European debt concerns continued to stymie sentiment, even after the weekend’s announcement that Ireland agreed to a bailout from the European Union (EU) and International Monetary Fund (IMF). Uneasiness regarding the fate of other debt-ridden nations and political uncertainty in Ireland as a result of austerity measures that will be needed to receive financial support pressured the European financial sector. Some of the concerns were evident by a short-term debt auction in Spain today, which had demand at the low end of expectations and rates were solidly higher compared to similar maturities in previous auctions, per Reuters. Meanwhile, the unnerved sentiment overshadowed some favorable economic data in Europe. PMI readings of the service and manufacturing sectors in France, Germany—Europe’s largest economy—and the euro-zone all exceeded economists’ forecasts. Moreover, Italy’s consumer confidence unexpectedly improved, Spain’s trade deficit narrowed, and Germany’s 3Q GDP was left unrevised at a 0.7% rate of growth compared to 2Q, and a 3.9% expansion y/y.

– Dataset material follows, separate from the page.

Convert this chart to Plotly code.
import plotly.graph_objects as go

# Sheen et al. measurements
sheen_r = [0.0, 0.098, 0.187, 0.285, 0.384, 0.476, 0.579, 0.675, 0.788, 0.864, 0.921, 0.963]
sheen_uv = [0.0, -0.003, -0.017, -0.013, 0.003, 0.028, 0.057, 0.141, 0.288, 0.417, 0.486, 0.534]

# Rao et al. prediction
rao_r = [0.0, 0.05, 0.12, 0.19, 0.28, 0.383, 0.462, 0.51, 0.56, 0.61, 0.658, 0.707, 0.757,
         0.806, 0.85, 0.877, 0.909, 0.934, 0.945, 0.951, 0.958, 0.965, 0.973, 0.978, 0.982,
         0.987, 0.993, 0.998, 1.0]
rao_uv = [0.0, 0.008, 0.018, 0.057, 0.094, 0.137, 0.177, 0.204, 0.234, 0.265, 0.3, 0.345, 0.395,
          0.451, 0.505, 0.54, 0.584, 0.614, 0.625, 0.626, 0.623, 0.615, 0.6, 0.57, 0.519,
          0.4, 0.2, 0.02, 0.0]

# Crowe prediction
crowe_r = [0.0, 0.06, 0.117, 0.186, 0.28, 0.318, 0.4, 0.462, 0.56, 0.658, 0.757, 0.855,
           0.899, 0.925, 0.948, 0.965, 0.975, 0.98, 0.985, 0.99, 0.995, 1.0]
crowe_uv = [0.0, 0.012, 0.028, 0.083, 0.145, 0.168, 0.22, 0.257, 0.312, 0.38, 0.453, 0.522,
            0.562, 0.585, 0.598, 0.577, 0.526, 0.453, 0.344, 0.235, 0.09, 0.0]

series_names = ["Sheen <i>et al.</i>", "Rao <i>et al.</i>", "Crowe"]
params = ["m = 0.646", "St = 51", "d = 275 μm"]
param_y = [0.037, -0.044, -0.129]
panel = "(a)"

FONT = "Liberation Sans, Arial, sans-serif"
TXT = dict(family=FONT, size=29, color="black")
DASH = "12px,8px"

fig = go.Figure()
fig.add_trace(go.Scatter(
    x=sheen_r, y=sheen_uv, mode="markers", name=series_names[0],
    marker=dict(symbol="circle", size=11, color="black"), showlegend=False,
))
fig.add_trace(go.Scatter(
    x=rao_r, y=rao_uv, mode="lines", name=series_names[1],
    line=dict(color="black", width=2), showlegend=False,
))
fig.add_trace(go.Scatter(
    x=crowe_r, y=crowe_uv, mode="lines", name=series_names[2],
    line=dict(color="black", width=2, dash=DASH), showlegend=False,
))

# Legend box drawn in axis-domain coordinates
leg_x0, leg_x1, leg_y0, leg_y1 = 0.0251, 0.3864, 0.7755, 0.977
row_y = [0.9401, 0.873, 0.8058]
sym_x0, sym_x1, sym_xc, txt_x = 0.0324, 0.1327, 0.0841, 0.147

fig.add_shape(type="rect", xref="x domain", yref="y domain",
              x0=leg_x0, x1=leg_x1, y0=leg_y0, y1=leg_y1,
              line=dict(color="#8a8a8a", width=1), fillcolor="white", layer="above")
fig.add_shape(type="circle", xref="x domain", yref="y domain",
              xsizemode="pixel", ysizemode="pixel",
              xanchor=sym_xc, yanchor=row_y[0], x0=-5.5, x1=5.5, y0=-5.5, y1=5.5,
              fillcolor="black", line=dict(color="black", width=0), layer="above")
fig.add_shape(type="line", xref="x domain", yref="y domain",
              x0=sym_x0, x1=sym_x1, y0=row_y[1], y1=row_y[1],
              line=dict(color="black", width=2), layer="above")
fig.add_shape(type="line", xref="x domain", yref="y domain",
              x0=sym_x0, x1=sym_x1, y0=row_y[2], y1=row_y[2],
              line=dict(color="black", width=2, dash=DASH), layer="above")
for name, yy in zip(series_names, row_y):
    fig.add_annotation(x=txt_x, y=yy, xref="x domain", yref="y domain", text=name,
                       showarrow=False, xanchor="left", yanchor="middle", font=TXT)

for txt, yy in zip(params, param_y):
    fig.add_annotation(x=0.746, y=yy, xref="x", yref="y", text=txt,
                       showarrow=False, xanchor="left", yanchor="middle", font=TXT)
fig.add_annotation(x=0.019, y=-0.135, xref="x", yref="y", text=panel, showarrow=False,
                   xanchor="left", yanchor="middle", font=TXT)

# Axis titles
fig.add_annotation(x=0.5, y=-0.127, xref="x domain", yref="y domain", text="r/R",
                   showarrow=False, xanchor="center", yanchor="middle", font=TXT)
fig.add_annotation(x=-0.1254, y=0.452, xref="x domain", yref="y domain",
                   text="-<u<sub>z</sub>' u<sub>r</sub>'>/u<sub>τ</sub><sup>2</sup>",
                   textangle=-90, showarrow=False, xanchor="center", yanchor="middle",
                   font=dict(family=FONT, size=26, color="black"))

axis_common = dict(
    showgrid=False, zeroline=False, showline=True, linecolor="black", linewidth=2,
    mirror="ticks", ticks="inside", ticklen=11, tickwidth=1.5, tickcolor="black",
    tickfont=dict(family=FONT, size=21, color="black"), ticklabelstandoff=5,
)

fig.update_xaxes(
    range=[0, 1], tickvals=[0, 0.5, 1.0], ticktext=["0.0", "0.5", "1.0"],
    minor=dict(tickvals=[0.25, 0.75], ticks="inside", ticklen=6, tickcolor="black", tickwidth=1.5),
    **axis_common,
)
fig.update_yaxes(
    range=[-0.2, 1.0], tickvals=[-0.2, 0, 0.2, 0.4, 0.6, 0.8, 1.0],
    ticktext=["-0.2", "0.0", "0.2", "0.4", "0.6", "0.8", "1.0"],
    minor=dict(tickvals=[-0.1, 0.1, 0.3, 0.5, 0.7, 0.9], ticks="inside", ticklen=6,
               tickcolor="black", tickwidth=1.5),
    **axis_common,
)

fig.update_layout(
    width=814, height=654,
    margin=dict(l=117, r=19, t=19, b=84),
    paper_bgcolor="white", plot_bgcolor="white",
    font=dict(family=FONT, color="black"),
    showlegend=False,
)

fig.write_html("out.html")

The biggest story in the Asia/Pacific region came from the Korean peninsula, as North Korea fired artillery shells at a South Korean island, causing causalities and prompting South Korea to return fire. Meanwhile, back in the Americas, Canada’s consumer price index increased 2.4% in October, compared to the 2.2% advance expected by economists. The core inflation rate, which excludes eight volatile items, increased 1.8%. A separate report showed that Canadian retail sales grew 0.6% in September, which fell slightly short of expectations. Additionally, Brazil’s consumer price index rose 0.86% in November on a m/m basis, compared to expectations of a 0.72% increase.

Durable goods orders to headline busy day on economic calendar

Due to the Thanksgiving holiday on Thursday, tomorrow’s economic calendar is jam-packed with reports to be released, highlighted by the volatile durable goods orders report for October, forecasted to increase by 0.1% m/m and excluding transportation, orders are expected to rise 0.6%. The durable goods orders report carries a lot of weight among economists as it provides a good indication of future manufacturing as they represent demand for goods intended to last at least three years. Moreover, after stripping out certain volatile components, the data can give a timely indicator of consumer confidence as purchases of big-ticket items can be more easily delayed in times of financial despair compared to non-discretionary items. Also, the compliment to today’s existing home sales will be released in the form of new home sales, expected to increase 1.6% m/m in October, and is considered a more timely indicator of housing demand as they reflect contracts signed as opposed to closings.

Other reports on tomorrow’s docket include: weekly initial jobless claims, personal income and spending, the final University of Michigan’s Consumer Sentiment Index, and MBA mortgage applications.

Reports due out on the international front include the German IFO survey of business confidence, Italian retail sales, the final 3Q reading of GDP in the UK, and Australia’s leading index.